RECORDED DATA:
········

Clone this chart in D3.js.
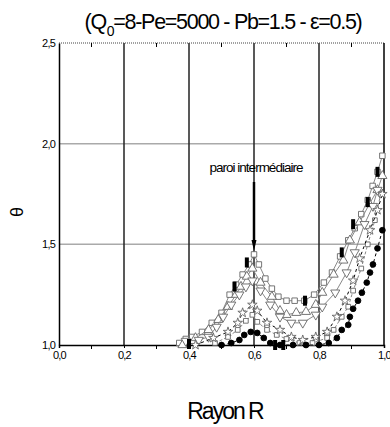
<!DOCTYPE html>
<html>
<head>
<meta charset="utf-8">
<script src="https://cdn.jsdelivr.net/npm/d3@7"></script>
<style>
  body { margin: 0; background: #fff; }
  svg { display: block; font-family: Arial, "Liberation Sans", sans-serif; }
</style>
</head>
<body>
<div id="chart"></div>
<script>
// data (R, theta)
const seriesSquare = [[0.37,1.01],[0.39,1.03],[0.41,1.04],[0.44,1.065],[0.47,1.11],[0.50,1.16],[0.525,1.25],[0.545,1.30],[0.565,1.35],[0.585,1.40],[0.60,1.45],[0.615,1.40],[0.635,1.33],[0.655,1.28],[0.675,1.24],[0.70,1.22],[0.725,1.22],[0.755,1.22],[0.785,1.25],[0.815,1.31],[0.84,1.36],[0.865,1.44],[0.89,1.52],[0.91,1.58],[0.93,1.65],[0.95,1.72],[0.965,1.79],[0.98,1.86],[0.995,1.94]];
const seriesUp = [[0.38,1.0],[0.42,1.035],[0.46,1.075],[0.49,1.125],[0.52,1.19],[0.545,1.25],[0.56,1.29],[0.578,1.34],[0.595,1.38],[0.62,1.31],[0.655,1.24],[0.68,1.17],[0.70,1.15],[0.73,1.16],[0.76,1.165],[0.79,1.20],[0.81,1.26],[0.845,1.35],[0.875,1.42],[0.895,1.52],[0.925,1.61],[0.955,1.70],[0.98,1.77],[0.995,1.84]];
const seriesDown = [[0.39,1.02],[0.43,1.025],[0.46,1.04],[0.485,1.09],[0.505,1.14],[0.53,1.20],[0.555,1.25],[0.575,1.29],[0.595,1.32],[0.62,1.27],[0.65,1.20],[0.68,1.14],[0.715,1.11],[0.75,1.11],[0.79,1.15],[0.81,1.19],[0.85,1.26],[0.885,1.36],[0.91,1.46],[0.94,1.60],[0.966,1.69],[0.98,1.77]];
const seriesStar = [[0.42,1.0],[0.475,1.035],[0.52,1.065],[0.55,1.11],[0.565,1.16],[0.595,1.20],[0.61,1.17],[0.64,1.11],[0.68,1.075],[0.715,1.04],[0.75,1.025],[0.79,1.04],[0.825,1.065],[0.855,1.14],[0.88,1.22],[0.905,1.32],[0.925,1.43],[0.957,1.57],[0.98,1.67],[0.995,1.75]];
const seriesSmallSq = [[0.48,1.01],[0.52,1.04],[0.55,1.075],[0.575,1.12],[0.595,1.15],[0.61,1.115],[0.64,1.075],[0.67,1.05],[0.70,1.03],[0.74,1.01],[0.78,1.01],[0.825,1.035],[0.845,1.075],[0.87,1.14],[0.89,1.19],[0.905,1.27],[0.93,1.38],[0.95,1.50],[0.972,1.62],[0.99,1.75]];
const seriesCircle = [[0.50,1.0],[0.53,1.01],[0.555,1.025],[0.57,1.05],[0.59,1.065],[0.61,1.06],[0.63,1.035],[0.65,1.01],[0.68,1.0],[0.72,1.0],[0.76,1.0],[0.80,1.0],[0.83,1.01],[0.855,1.035],[0.87,1.075],[0.89,1.10],[0.895,1.14],[0.905,1.18],[0.92,1.22],[0.932,1.26],[0.947,1.31],[0.957,1.36],[0.966,1.40],[0.98,1.48],[0.995,1.57]];
const blackMarks = [[0.40,1.005],[0.54,1.29],[0.578,1.41],[0.757,1.22],[0.665,1.0],[0.69,1.0],[0.87,1.46],[0.905,1.60],[0.95,1.71],[0.98,1.86]];

const xTicks = [0, 0.2, 0.4, 0.6, 0.8, 1.0];
const xMinor = [0.1, 0.3, 0.5, 0.7, 0.9];
const yTicks = [1.0, 1.5, 2.0, 2.5];

const width = 390, height = 427;
const fmt = d => d3.format('.1f')(d).replace('.', ',');

const svg = d3.select('#chart').append('svg')
  .attr('width', width)
  .attr('height', height);

const x = d3.scaleLinear().domain([0, 1]).range([59, 384]);
const y = d3.scaleLinear().domain([1, 2.5]).range([345, 43]);

// grid
svg.selectAll('.hgrid').data([1.5, 2.0]).enter().append('line')
  .attr('x1', x(0)).attr('x2', x(1))
  .attr('y1', d => y(d)).attr('y2', d => y(d))
  .attr('stroke', '#aaa').attr('stroke-width', 1.5);

svg.selectAll('.vgrid').data([0.2, 0.4, 0.6, 0.8]).enter().append('line')
  .attr('x1', d => x(d)).attr('x2', d => x(d))
  .attr('y1', y(2.5)).attr('y2', y(1))
  .attr('stroke', '#222').attr('stroke-width', 1.5);

// frame
svg.append('line').attr('x1', x(0)).attr('x2', x(1)).attr('y1', y(2.5)).attr('y2', y(2.5))
  .attr('stroke', '#444').attr('stroke-width', 1.2).attr('stroke-dasharray', '1,1');
svg.append('line').attr('x1', x(1)).attr('x2', x(1)).attr('y1', y(2.5)).attr('y2', y(1))
  .attr('stroke', '#000').attr('stroke-width', 1.5);

// axes
const xAxis = svg.append('g')
  .attr('transform', `translate(0,${y(1)})`)
  .call(d3.axisBottom(x).tickValues(xTicks).tickFormat(fmt).tickSize(3).tickPadding(3));
xAxis.select('.domain').attr('stroke', '#000').attr('stroke-width', 1.5);
xAxis.selectAll('text').attr('font-size', 11).attr('letter-spacing', -0.8).attr('fill', '#000');

svg.selectAll('.xminor').data(xMinor).enter().append('line')
  .attr('x1', d => x(d)).attr('x2', d => x(d))
  .attr('y1', y(1)).attr('y2', y(1) + 4)
  .attr('stroke', '#000');
svg.selectAll('.xminorTop').data(xMinor).enter().append('line')
  .attr('x1', d => x(d)).attr('x2', d => x(d))
  .attr('y1', y(2.5)).attr('y2', y(2.5) + 4)
  .attr('stroke', '#000');

const yAxis = svg.append('g')
  .attr('transform', `translate(${x(0)},0)`)
  .call(d3.axisLeft(y).tickValues(yTicks).tickFormat(fmt).tickSize(0).tickPadding(4));
yAxis.select('.domain').attr('stroke', '#000').attr('stroke-width', 1.5);
yAxis.selectAll('text').attr('font-size', 11).attr('letter-spacing', -0.8).attr('fill', '#000');

// series
const line = d3.line().x(d => x(d[0])).y(d => y(d[1]));

const series = [
  { data: seriesSquare, sym: d3.symbolSquare, size: 30, rot: 0, stroke: '#888', dash: null },
  { data: seriesUp, sym: d3.symbolTriangle, size: 36, rot: 0, stroke: '#888', dash: null },
  { data: seriesDown, sym: d3.symbolTriangle, size: 36, rot: 180, stroke: '#888', dash: null },
  { data: seriesSmallSq, sym: d3.symbolSquare, size: 22, rot: 0, stroke: '#888', dash: '3,2' },
  { data: seriesStar, sym: d3.symbolStar, size: 28, rot: 0, stroke: '#000', dash: '3,3' },
  { data: seriesCircle, sym: d3.symbolCircle, size: 26, rot: 0, stroke: '#000', dash: '3,3' }
];

series.forEach((s, i) => {
  svg.append('path')
    .datum(s.data)
    .attr('d', line)
    .attr('fill', 'none')
    .attr('stroke', s.stroke)
    .attr('stroke-width', 1)
    .attr('stroke-dasharray', s.dash);

  svg.selectAll('.m' + i).data(s.data).enter().append('path')
    .attr('d', d3.symbol().type(s.sym).size(s.size))
    .attr('transform', d => `translate(${x(d[0])},${y(d[1])}) rotate(${s.rot})`)
    .attr('fill', i === 5 ? '#000' : '#fff')
    .attr('stroke', i === 5 ? '#000' : '#666')
    .attr('stroke-width', 0.9);
});

svg.selectAll('.blk').data(blackMarks).enter().append('rect')
  .attr('x', d => x(d[0]) - 2)
  .attr('y', d => y(d[1]) - 5)
  .attr('width', 4)
  .attr('height', 10)
  .attr('fill', '#000');

// annotation
svg.append('text')
  .attr('x', 256).attr('y', 172)
  .attr('text-anchor', 'middle')
  .attr('font-size', 13.5).attr('letter-spacing', -1)
  .text('paroi intermédiaire');
svg.append('line')
  .attr('x1', x(0.6)).attr('x2', x(0.6))
  .attr('y1', 182).attr('y2', 242)
  .attr('stroke', '#000').attr('stroke-width', 2.5);
svg.append('path')
  .attr('d', `M${x(0.6) - 2.5},240 L${x(0.6) + 2.5},240 L${x(0.6)},251 Z`)
  .attr('fill', '#000');

// title
const title = svg.append('text')
  .attr('x', 223).attr('y', 29)
  .attr('text-anchor', 'middle')
  .attr('font-size', 21.5).attr('letter-spacing', -1.3);
title.append('tspan').text('(Q');
title.append('tspan').attr('font-size', 14).attr('dy', 7).attr('dx', 1).text('0');
title.append('tspan').attr('dy', -7).attr('dx', 0).text('=8-Pe=5000 - Pb=1.5 - ε=0.5)');

// axis labels
svg.append('text')
  .attr('x', 225).attr('y', 419)
  .attr('text-anchor', 'middle')
  .attr('font-size', 23).attr('letter-spacing', -2)
  .text('Rayon R');
svg.append('text')
  .attr('transform', 'translate(23,212) rotate(-90)')
  .attr('text-anchor', 'middle')
  .attr('font-size', 18)
  .text('θ');
</script>
</body>
</html>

········

EXERCISE: Write the number of lines containing the word "chart" and nothing besides it.

SOLUTION TO THIS TASK: 3